Taking Antidepressants Before Surgery Can Lead to Health Complications
In a dicey scenario, researchers stated that people who need antidepressants might not be able to take them up to two weeks before surgery due to the risk the drugs pose on physical health. However, the risk of not taking these drugs before invasive surgery can also be dangerous to mental health. In a new study, researchers found that one of the most popular class of drugs that is currently used to treat depression known as selective serotonin reuptake inhibitors (SSRIs) might not be safe for people who will need to be hospitalized after an operation. Despite being a popular drug treatment, SSRIs have previously been studied for their possible side effects on pregnant women and suicidal adolescents. In this particular study, the researchers looked into the role of SSRIs in contributing to irregular heartbeats and a higher risk of bleeding during surgery, which would increase the patient's chances of needing to stay at the hospital longer, as well as an increased chance of death.

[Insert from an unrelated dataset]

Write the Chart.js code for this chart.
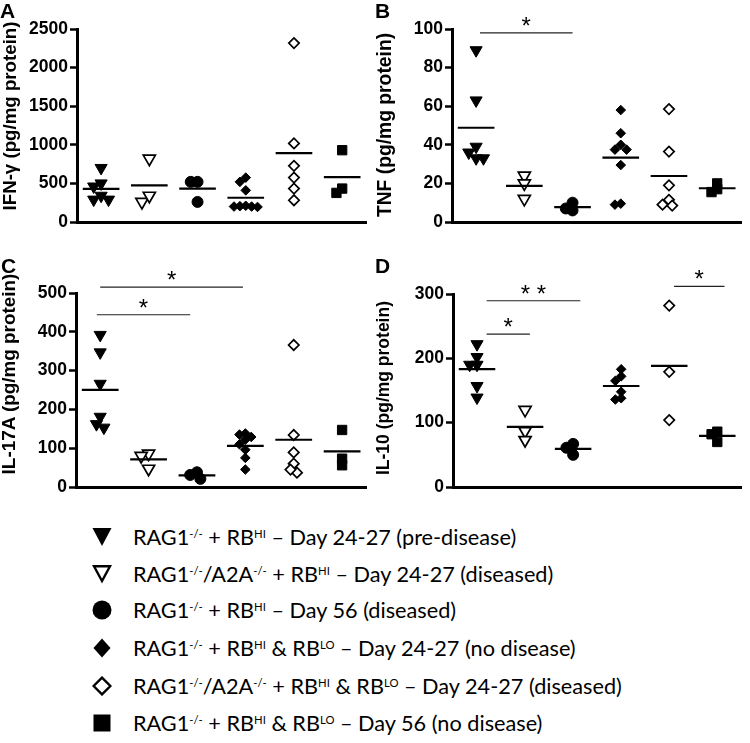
<!DOCTYPE html>
<html><head><meta charset="utf-8">
<script src="https://cdn.jsdelivr.net/npm/chart.js@4.4.0/dist/chart.umd.min.js"></script>
<style>
html,body{margin:0;padding:0;background:#fff;}
body{width:750px;height:743px;position:relative;overflow:hidden;font-family:"Liberation Sans",Arial,sans-serif;}
.pnl{position:absolute;}
.pnl canvas{display:block;}
.letter{position:absolute;font:bold 21px/21px "Liberation Sans",Arial,sans-serif;color:#000;}
.ytitle{position:absolute;font-weight:bold;white-space:nowrap;transform:translate(-50%,-50%) rotate(-90deg);color:#000;line-height:1;font-family:"Liberation Sans",Arial,sans-serif;}
.leg-row{position:absolute;left:133px;font-family:Lato,"Open Sans",sans-serif;font-size:21.7px;line-height:26px;white-space:nowrap;color:#000;}
.leg-row sup{font-size:0.52em;vertical-align:7px;line-height:0;}
.leg-mk{position:absolute;width:20px;height:20px;}
</style></head>
<body>
<div class="pnl" style="left:0;top:0"><canvas id="cA" width="375" height="240"></canvas></div>
<div class="pnl" style="left:375px;top:0"><canvas id="cB" width="375" height="240"></canvas></div>
<div class="pnl" style="left:0;top:240px"><canvas id="cC" width="375" height="260"></canvas></div>
<div class="pnl" style="left:375px;top:240px"><canvas id="cD" width="375" height="260"></canvas></div>

<div class="letter" style="left:0;top:0">A</div>
<div class="letter" style="left:375px;top:0">B</div>
<div class="letter" style="left:1px;top:255px">C</div>
<div class="letter" style="left:375px;top:255px">D</div>

<div class="ytitle" style="left:10px;top:115.5px;font-size:18.7px">IFN-γ (pg/mg protein)</div>
<div class="ytitle" style="left:385px;top:125px;font-size:19.3px">TNF (pg/mg protein)</div>
<div class="ytitle" style="left:9px;top:374px;font-size:18.9px">IL-17A (pg/mg protein)</div>
<div class="ytitle" style="left:384px;top:388px;font-size:17.5px">IL-10 (pg/mg protein)</div>

<div id="legend"></div>

<script>
// ---------- DATA ----------
const groupIds = [1, 2, 3, 4, 5, 6];
const legendLabels = [
  'RAG1<sup>-/-</sup> + RB<sup>HI</sup> – Day 24-27 (pre-disease)',
  'RAG1<sup>-/-</sup>/A2A<sup>-/-</sup> + RB<sup>HI</sup> – Day 24-27 (diseased)',
  'RAG1<sup>-/-</sup> + RB<sup>HI</sup> – Day 56 (diseased)',
  'RAG1<sup>-/-</sup> + RB<sup>HI</sup> &amp; RB<sup>LO</sup> – Day 24-27 (no disease)',
  'RAG1<sup>-/-</sup>/A2A<sup>-/-</sup> + RB<sup>HI</sup> &amp; RB<sup>LO</sup> – Day 24-27 (diseased)',
  'RAG1<sup>-/-</sup> + RB<sup>HI</sup> &amp; RB<sup>LO</sup> – Day 56 (no disease)'
];

const ifngTicks = [0, 500, 1000, 1500, 2000, 2500];
const ifngValues = [
  [700, 340, 290, 290, 460, 500],
  [820, 260, 340],
  [520, 520, 260],
  [520, 575, 410, 200, 210, 200, 205, 195],
  [2318, 1018, 728, 282, 433, 576],
  [930, 377, 433]
];
const ifngSig = [];

const tnfTicks = [0, 20, 40, 60, 80, 100];
const tnfValues = [
  [89, 63, 36, 33, 33, 39],
  [24, 20, 12],
  [10, 6, 7],
  [58, 46, 37.5, 37.5, 40, 29.5, 9, 9.5],
  [58.5, 36.5, 19, 11.5, 8.5, 9],
  [20, 15.5, 17]
];
const tnfSig = [{from: 1.08, to: 3.0, y: 98, label: '*'}];

const il17Ticks = [0, 100, 200, 300, 400, 500];
const il17Values = [
  [392, 347, 266, 181, 153, 162],
  [86, 80, 47],
  [38, 21, 31],
  [135, 129, 138, 122, 110, 96, 75, 45],
  [366, 134, 89, 60, 37, 45],
  [147, 73, 56]
];
const il17Sig = [
  {from: 1.0, to: 3.95, y: 515, label: '*'},
  {from: 0.93, to: 2.86, y: 444, label: '*'}
];

const il10Ticks = [0, 100, 200, 300];
const il10Values = [
  [222, 202, 190, 190, 157, 139],
  [120, 87, 73],
  [67, 61, 50],
  [183, 172, 165, 148, 136, 138],
  [282, 179, 104],
  [86, 82, 70]
];
const il10Sig = [
  {from: 1.2, to: 3.15, y: 289.5, label: '* *'},
  {from: 1.2, to: 2.1, y: 237.5, label: '*'},
  {from: 5.1, to: 6.15, y: 312, label: '*'}
];

// ---------- STYLES ----------
const markerStyles = [
  {pointStyle: 'triangle', rotation: 180, radius: 7,   fill: '#000', bw: 1,   w: 12},
  {pointStyle: 'triangle', rotation: 180, radius: 7,   fill: '#fff', bw: 1.7, w: 12},
  {pointStyle: 'circle',   rotation: 0,   radius: 5.5, fill: '#000', bw: 1,   w: 11},
  {pointStyle: 'rectRot',  rotation: 0,   radius: 4.8, fill: '#000', bw: 1,   w: 9.5},
  {pointStyle: 'rectRot',  rotation: 0,   radius: 5.2, fill: '#fff', bw: 1.7, w: 10.5},
  {pointStyle: 'rect',     rotation: 0,   radius: 6.6, fill: '#000', bw: 1,   w: 9.3}
];
const MEAN_HALF = 0.38;
const FONT = '"Liberation Sans", Arial, sans-serif';

// deterministic beeswarm: spreads overlapping points sideways
function swarm(vals, yPx, xPx, w) {
  const D = 0.62 * w, step = D / 2;
  const order = vals.map((v, i) => i).sort((a, b) => vals[b] - vals[a]);
  const placed = [], out = new Array(vals.length).fill(0);
  order.forEach(i => {
    const py = vals[i] * yPx;
    for (let k = 0; k < 60; k++) {
      const off = k === 0 ? 0 : (k % 2 ? -1 : 1) * Math.ceil(k / 2) * step;
      if (placed.every(p => Math.hypot(p.x - off, p.y - py) >= D)) {
        placed.push({x: off, y: py});
        out[i] = off / xPx;
        break;
      }
    }
  });
  return out;
}

const starPlugin = {
  id: 'sigStars',
  afterDatasetsDraw(chart, args, opts) {
    const {ctx, scales} = chart;
    (opts.bars || []).forEach(b => {
      const px = scales.x.getPixelForValue((b.from + b.to) / 2);
      const py = scales.y.getPixelForValue(b.y);
      ctx.save();
      ctx.font = '24px ' + FONT;
      ctx.textAlign = 'center';
      ctx.textBaseline = 'alphabetic';
      ctx.fillStyle = '#000';
      ctx.fillText(b.label, px, py + 1);
      ctx.restore();
    });
  }
};

function makePanel(id, values, ticks, sig, box) {
  const canvas = document.getElementById(id);
  const plotW = canvas.width - box.left - box.right;
  const plotH = canvas.height - box.top - box.bottom;
  const yMin = ticks[0], yMax = ticks[ticks.length - 1];
  const yPx = plotH / (yMax - yMin), xPx = plotW / groupIds.length;
  const datasets = [];
  values.forEach((vals, g) => {
    const m = vals.reduce((a, b) => a + b, 0) / vals.length;
    datasets.push({
      showLine: true, data: [{x: groupIds[g] - MEAN_HALF, y: m}, {x: groupIds[g] + MEAN_HALF, y: m}],
      borderColor: '#000', borderWidth: 2.2, pointRadius: 0, clip: false
    });
  });
  sig.forEach(b => {
    datasets.push({
      showLine: true, data: [{x: b.from, y: b.y}, {x: b.to, y: b.y}],
      borderColor: '#222', borderWidth: 1.2, pointRadius: 0, clip: false
    });
  });
  values.forEach((vals, g) => {
    const st = markerStyles[g];
    const offs = swarm(vals, yPx, xPx, st.w);
    datasets.push({
      data: vals.map((v, i) => ({x: groupIds[g] + offs[i], y: v})),
      pointStyle: st.pointStyle, rotation: st.rotation, pointRotation: st.rotation,
      pointRadius: st.radius, backgroundColor: st.fill, borderColor: '#000',
      borderWidth: st.bw, clip: false
    });
  });
  new Chart(canvas, {
    type: 'scatter',
    data: {datasets},
    options: {
      responsive: false, animation: false, events: [],
      layout: {padding: {left: 0, top: box.top, right: box.right, bottom: box.bottom}},
      plugins: {legend: {display: false}, tooltip: {enabled: false}, sigStars: {bars: sig}},
      scales: {
        x: {
          type: 'linear', min: 0.5, max: groupIds.length + 0.5,
          ticks: {display: false}, grid: {display: false},
          border: {display: true, color: '#000', width: 3},
          afterFit(s) { s.height = 0; }
        },
        y: {
          type: 'linear', min: yMin, max: yMax,
          ticks: {stepSize: ticks[1] - ticks[0], color: '#000', padding: 2,
                  font: {family: FONT, size: 17.5, weight: 'bold'}, callback: v => String(v)},
          grid: {display: true, drawOnChartArea: false, drawTicks: true, tickLength: 7,
                 tickWidth: 2.5, tickColor: '#000', color: '#000'},
          border: {display: true, color: '#000', width: 3},
          afterFit(s) { s.width = box.left; }
        }
      }
    },
    plugins: [starPlugin]
  });
}

makePanel('cA', ifngValues, ifngTicks, ifngSig, {left: 77, right: 8, top: 29, bottom: 18});
makePanel('cB', tnfValues, tnfTicks, tnfSig, {left: 77, right: 5, top: 29, bottom: 18});
makePanel('cC', il17Values, il17Ticks, il17Sig, {left: 76, right: 8, top: 53, bottom: 13});
makePanel('cD', il10Values, il10Ticks, il10Sig, {left: 78, right: 5, top: 54, bottom: 13});

// ---------- LEGEND ----------
const legendShapes = [
  '<polygon points="0.5,1 19.5,1 10,19" fill="#000"/>',
  '<polygon points="2,2.2 18,2.2 10,17" fill="#fff" stroke="#000" stroke-width="2.4" stroke-linejoin="miter"/>',
  '<circle cx="10" cy="10" r="9.5" fill="#000"/>',
  '<polygon points="10,0.5 18.5,10 10,19.5 1.5,10" fill="#000"/>',
  '<polygon points="10,1.6 18.4,10 10,18.4 1.6,10" fill="#fff" stroke="#000" stroke-width="2.4"/>',
  '<rect x="1.5" y="1.5" width="17" height="17" fill="#000"/>'
];
const legendRowCenters = [537, 574, 610, 648, 686, 723];
const legendEl = document.getElementById('legend');
legendLabels.forEach((lab, i) => {
  const c = legendRowCenters[i];
  const mk = document.createElement('div');
  mk.className = 'leg-mk';
  mk.style.left = '92px'; mk.style.top = (c - 10) + 'px';
  mk.innerHTML = '<svg width="20" height="20" viewBox="0 0 20 20">' + legendShapes[i] + '</svg>';
  legendEl.appendChild(mk);
  const row = document.createElement('div');
  row.className = 'leg-row';
  row.style.top = (c - 13.5) + 'px';
  row.innerHTML = lab;
  legendEl.appendChild(row);
});
</script>
</body></html>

The study was conducted by researchers from the University of California, San Francisco, and it looked into SSRIs, which included Prozac, Zoloft and Paxil. The research team evaluated the data of 530 patients, with 416 of them being over the age of 18. These participants had operations at 375 different hospitals within the United States between January 2006 and December 2008. The researchers looked specifically at the usage of SSRIs before surgery and any possible negative effects during or post-surgery, which could have resulted in irregular heartbeats, excessive bleeding and transfusions during surgery as well as a prolonged hospital stay.
After adjusting and controlling for factors, such as age and gender, that could lead to these adverse effects, they found that the patients who took antidepressants before their operations had an elevated risk for bleeding, leading to a higher chance of being readmitted as well as a higher risk of death during the study. The discovery of the link between SSRIs and bleeding and irregular heartbeats is not completely new since SSRIs have been known to be responsible for prohibiting the nerve cells from absorbing serotonin, which is a hormone that can affect how the blood clots and whether it clots properly.
The researchers acknowledged that there are other possible factors that they did not control for. They noted that patients taking antidepressants tended to be obese or have respiratory complications, which could have contributed to bleeding and irregular heartbeat as well. Regardless, some hospitals recommend that patients stop taking their antidepressants two weeks before surgery, which can be hard for some people. This suggests that changes might need to be made to these popular drugs in order to continue to protect people's overall health.
The study was published in JAMA Internal Medicine.